■ **EXERCISE BRIEF**
Go through the entries below and collect each line with the string "page" in it.

[Extracted records]

= = = =

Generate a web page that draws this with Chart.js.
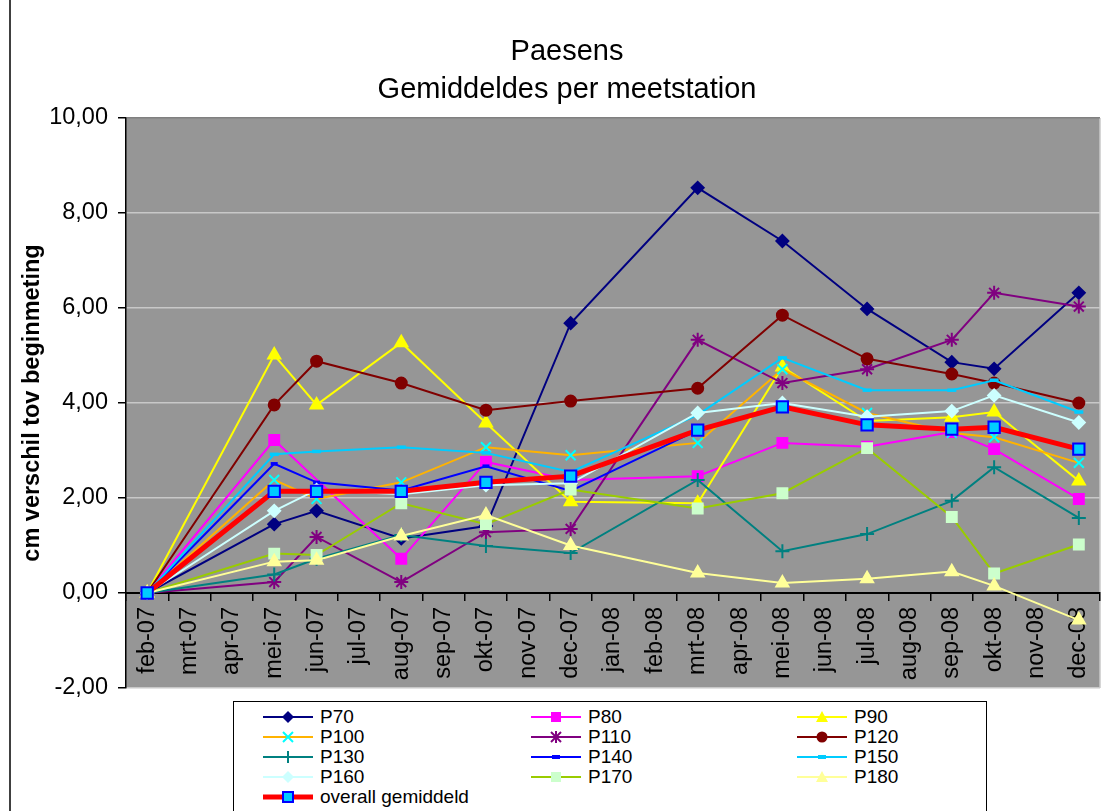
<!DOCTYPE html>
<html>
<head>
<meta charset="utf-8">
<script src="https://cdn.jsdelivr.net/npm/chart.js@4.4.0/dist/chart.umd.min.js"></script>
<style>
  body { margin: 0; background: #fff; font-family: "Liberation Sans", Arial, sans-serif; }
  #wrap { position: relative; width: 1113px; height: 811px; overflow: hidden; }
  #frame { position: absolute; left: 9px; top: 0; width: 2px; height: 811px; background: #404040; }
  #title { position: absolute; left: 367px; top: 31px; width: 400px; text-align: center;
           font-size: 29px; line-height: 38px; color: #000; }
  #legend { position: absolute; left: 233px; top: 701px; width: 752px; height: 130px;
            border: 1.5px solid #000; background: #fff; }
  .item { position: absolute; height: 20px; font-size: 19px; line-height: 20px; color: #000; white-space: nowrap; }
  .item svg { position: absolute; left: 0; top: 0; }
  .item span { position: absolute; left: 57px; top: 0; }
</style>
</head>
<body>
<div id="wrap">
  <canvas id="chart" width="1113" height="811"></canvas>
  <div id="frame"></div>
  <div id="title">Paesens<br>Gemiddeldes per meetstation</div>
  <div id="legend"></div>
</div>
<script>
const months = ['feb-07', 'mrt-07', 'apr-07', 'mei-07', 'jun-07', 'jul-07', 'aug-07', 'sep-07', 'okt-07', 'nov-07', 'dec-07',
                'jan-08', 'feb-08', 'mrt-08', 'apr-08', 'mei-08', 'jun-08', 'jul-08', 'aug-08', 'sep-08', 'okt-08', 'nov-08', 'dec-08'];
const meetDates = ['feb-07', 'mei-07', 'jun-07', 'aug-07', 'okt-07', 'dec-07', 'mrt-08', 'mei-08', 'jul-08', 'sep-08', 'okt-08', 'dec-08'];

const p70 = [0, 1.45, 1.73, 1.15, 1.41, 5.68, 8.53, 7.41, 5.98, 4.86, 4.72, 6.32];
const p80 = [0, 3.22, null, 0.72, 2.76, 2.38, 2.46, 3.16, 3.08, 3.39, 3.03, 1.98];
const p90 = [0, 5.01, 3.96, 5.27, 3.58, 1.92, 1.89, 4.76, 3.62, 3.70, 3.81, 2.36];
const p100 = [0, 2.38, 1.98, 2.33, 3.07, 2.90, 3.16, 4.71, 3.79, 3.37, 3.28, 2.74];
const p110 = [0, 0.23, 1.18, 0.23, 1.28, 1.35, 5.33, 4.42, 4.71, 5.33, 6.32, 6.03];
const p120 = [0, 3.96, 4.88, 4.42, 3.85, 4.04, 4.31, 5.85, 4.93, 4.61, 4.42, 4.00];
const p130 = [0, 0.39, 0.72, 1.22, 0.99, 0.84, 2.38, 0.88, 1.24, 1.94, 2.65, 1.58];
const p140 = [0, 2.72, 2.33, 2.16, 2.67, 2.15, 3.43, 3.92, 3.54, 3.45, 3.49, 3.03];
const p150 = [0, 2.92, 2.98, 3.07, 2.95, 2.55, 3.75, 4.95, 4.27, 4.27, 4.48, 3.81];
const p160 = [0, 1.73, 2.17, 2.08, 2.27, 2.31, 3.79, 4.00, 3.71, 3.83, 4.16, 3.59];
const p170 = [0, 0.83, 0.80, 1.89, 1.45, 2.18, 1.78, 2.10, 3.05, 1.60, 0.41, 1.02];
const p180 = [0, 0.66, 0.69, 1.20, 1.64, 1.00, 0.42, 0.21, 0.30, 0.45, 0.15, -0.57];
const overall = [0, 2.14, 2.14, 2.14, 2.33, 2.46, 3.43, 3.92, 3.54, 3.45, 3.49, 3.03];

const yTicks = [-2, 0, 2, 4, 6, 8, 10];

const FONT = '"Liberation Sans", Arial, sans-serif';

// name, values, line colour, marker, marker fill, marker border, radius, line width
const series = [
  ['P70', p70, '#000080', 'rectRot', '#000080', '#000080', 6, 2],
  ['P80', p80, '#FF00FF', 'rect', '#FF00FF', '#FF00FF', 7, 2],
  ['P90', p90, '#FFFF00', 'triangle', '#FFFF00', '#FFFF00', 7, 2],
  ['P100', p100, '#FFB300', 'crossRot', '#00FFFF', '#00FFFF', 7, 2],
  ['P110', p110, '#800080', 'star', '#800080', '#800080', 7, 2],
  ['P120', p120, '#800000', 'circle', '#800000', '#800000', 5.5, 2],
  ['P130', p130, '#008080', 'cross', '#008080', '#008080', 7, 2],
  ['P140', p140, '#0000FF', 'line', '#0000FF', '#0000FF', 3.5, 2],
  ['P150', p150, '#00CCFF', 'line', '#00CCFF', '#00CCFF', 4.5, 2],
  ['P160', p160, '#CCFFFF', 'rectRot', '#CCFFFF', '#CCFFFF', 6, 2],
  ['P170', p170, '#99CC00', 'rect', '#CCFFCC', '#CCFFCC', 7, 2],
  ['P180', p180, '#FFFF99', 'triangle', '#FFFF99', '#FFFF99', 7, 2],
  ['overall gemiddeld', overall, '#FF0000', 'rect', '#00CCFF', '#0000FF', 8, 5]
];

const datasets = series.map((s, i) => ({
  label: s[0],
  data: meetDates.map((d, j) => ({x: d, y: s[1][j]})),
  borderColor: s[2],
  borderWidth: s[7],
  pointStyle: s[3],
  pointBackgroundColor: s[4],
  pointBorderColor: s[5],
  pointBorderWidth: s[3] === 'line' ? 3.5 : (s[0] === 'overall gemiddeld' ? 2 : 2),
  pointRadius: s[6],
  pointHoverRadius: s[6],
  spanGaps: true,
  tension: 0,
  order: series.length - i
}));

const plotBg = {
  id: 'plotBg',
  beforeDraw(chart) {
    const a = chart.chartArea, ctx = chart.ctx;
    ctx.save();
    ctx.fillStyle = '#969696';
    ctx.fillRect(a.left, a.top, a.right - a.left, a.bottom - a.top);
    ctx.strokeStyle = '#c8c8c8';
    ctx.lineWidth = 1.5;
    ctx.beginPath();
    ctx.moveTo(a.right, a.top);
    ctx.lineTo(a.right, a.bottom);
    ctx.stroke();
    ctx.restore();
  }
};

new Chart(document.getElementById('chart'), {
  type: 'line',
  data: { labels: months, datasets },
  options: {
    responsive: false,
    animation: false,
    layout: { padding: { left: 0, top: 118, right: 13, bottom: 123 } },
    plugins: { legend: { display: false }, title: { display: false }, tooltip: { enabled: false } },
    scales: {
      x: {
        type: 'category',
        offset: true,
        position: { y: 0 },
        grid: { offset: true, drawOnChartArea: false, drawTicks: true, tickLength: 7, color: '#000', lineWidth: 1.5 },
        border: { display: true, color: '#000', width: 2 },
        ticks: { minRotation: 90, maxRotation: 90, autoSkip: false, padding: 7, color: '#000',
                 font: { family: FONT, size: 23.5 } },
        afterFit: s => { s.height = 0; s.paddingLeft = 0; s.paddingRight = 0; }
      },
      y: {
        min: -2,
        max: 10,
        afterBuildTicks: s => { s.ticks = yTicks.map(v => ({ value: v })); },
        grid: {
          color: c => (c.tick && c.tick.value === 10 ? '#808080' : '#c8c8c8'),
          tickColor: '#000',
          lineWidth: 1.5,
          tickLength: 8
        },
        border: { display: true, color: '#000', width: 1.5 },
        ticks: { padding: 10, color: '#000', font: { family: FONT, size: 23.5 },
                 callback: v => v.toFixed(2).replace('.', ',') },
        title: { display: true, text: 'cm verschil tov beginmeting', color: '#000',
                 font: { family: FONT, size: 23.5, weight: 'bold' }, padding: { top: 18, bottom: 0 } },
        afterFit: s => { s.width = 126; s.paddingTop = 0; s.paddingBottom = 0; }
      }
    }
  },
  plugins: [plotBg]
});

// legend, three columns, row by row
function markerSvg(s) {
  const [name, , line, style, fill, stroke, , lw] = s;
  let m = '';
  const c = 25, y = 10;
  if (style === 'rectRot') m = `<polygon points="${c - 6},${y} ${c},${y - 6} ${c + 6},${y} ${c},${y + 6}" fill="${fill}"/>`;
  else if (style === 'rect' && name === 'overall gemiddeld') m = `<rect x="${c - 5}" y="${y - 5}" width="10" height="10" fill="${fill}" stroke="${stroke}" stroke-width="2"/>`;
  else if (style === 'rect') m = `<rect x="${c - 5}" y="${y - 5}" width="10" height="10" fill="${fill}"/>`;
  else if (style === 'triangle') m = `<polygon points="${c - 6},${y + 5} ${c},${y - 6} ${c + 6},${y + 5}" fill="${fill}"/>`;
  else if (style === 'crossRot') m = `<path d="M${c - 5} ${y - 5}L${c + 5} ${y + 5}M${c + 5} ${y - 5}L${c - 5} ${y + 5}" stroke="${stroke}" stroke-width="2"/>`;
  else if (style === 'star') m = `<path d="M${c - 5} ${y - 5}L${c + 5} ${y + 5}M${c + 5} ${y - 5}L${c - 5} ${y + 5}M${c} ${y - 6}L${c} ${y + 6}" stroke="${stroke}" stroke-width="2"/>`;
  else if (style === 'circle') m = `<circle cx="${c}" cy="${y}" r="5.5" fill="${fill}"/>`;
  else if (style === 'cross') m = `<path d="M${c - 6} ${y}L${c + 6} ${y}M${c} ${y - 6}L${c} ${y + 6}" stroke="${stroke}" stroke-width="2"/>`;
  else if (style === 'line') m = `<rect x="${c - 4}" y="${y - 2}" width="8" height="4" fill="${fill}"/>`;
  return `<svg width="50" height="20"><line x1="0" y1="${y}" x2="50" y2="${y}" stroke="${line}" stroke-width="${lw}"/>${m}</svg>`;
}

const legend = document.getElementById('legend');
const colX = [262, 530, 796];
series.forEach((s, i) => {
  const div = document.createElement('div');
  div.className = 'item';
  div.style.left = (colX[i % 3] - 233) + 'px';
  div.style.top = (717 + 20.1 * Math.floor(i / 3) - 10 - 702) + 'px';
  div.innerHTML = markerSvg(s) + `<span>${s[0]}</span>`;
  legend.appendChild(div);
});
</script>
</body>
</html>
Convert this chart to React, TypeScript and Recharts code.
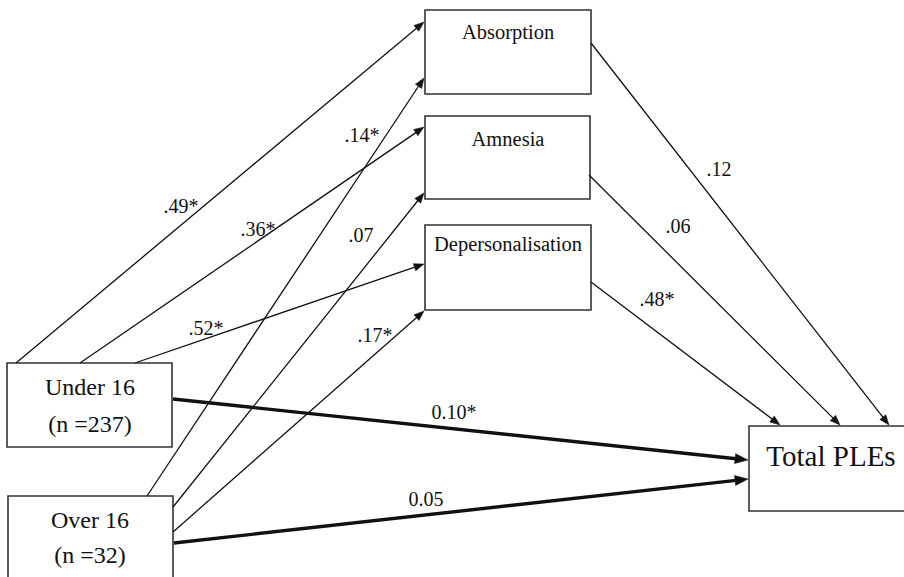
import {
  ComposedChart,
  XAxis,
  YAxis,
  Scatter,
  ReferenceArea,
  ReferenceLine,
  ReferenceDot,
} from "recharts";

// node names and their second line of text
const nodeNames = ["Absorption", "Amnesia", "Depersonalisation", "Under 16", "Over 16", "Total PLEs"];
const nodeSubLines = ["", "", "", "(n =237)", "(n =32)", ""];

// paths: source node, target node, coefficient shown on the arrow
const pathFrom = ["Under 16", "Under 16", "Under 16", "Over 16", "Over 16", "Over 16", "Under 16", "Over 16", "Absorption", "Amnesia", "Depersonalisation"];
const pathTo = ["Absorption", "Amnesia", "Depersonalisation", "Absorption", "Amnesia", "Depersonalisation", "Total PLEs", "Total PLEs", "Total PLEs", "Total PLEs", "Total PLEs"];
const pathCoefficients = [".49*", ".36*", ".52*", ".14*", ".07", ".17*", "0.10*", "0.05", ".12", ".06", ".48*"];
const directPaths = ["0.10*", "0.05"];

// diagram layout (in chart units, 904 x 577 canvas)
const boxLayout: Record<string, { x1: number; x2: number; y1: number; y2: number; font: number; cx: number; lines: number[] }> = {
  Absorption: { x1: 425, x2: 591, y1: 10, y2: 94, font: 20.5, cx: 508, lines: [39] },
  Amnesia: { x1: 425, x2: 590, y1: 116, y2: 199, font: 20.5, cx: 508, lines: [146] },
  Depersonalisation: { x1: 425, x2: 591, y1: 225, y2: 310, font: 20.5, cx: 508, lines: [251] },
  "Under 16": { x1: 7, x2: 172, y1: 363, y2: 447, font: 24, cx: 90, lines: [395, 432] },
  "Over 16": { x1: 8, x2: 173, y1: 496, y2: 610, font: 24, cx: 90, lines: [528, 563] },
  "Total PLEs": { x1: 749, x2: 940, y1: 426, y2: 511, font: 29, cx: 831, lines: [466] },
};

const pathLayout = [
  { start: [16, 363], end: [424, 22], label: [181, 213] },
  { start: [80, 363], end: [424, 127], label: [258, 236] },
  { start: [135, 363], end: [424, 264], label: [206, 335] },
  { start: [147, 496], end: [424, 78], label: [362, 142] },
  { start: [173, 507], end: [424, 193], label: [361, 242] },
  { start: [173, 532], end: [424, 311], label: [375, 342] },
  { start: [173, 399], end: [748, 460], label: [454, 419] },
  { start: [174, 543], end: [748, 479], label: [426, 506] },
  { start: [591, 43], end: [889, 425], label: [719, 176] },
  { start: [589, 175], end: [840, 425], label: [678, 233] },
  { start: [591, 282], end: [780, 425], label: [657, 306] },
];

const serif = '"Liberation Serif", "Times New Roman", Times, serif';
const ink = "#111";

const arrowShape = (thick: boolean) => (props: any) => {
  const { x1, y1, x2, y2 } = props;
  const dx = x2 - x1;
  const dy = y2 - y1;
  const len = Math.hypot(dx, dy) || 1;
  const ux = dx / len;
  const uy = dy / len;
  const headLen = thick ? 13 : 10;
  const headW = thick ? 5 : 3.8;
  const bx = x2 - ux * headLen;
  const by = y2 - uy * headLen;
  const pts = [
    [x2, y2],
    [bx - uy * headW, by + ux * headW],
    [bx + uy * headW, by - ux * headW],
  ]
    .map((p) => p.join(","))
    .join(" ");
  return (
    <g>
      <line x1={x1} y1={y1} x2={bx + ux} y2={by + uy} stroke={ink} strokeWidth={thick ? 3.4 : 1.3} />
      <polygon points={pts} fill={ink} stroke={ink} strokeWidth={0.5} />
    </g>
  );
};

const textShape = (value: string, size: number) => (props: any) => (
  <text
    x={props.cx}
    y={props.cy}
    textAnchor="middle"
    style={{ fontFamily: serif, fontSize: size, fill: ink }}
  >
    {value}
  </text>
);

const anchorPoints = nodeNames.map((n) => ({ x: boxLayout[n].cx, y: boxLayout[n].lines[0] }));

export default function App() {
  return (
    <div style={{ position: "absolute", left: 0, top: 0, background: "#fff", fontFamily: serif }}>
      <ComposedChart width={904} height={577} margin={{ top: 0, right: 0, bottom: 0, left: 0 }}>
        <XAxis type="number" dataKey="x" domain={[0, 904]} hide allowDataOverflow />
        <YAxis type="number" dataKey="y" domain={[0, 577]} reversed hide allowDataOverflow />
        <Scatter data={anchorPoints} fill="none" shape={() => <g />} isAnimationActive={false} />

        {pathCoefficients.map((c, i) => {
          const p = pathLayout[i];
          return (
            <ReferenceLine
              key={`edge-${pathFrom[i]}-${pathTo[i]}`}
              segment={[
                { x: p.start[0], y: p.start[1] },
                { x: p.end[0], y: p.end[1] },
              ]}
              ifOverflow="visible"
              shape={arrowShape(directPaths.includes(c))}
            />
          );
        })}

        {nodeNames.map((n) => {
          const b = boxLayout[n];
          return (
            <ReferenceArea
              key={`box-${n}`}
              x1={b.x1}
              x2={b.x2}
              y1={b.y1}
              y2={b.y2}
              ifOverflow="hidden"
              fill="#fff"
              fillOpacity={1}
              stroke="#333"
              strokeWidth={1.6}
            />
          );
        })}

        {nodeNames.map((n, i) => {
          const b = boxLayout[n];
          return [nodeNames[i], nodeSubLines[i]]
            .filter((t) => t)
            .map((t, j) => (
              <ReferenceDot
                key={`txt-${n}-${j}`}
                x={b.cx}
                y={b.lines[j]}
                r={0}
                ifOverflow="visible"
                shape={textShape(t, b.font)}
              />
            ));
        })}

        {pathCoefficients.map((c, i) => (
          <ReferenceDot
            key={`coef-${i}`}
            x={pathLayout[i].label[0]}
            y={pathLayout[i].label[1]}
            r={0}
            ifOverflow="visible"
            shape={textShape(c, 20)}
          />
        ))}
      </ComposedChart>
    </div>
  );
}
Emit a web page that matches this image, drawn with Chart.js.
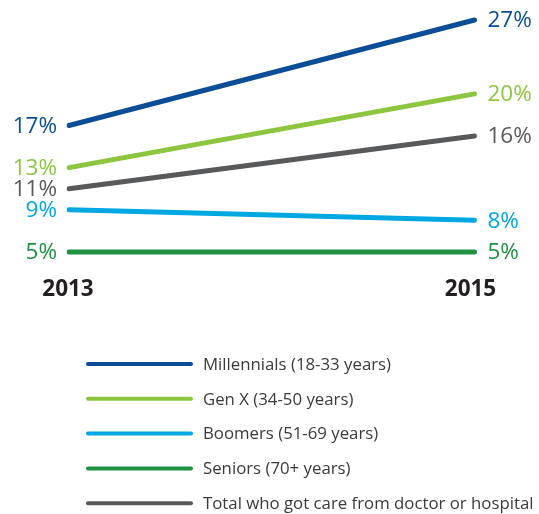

= = = =

■ **WORKED ANSWER**
Generate a web page that draws this with Chart.js.
Emit a web page that matches this image, drawn with Chart.js.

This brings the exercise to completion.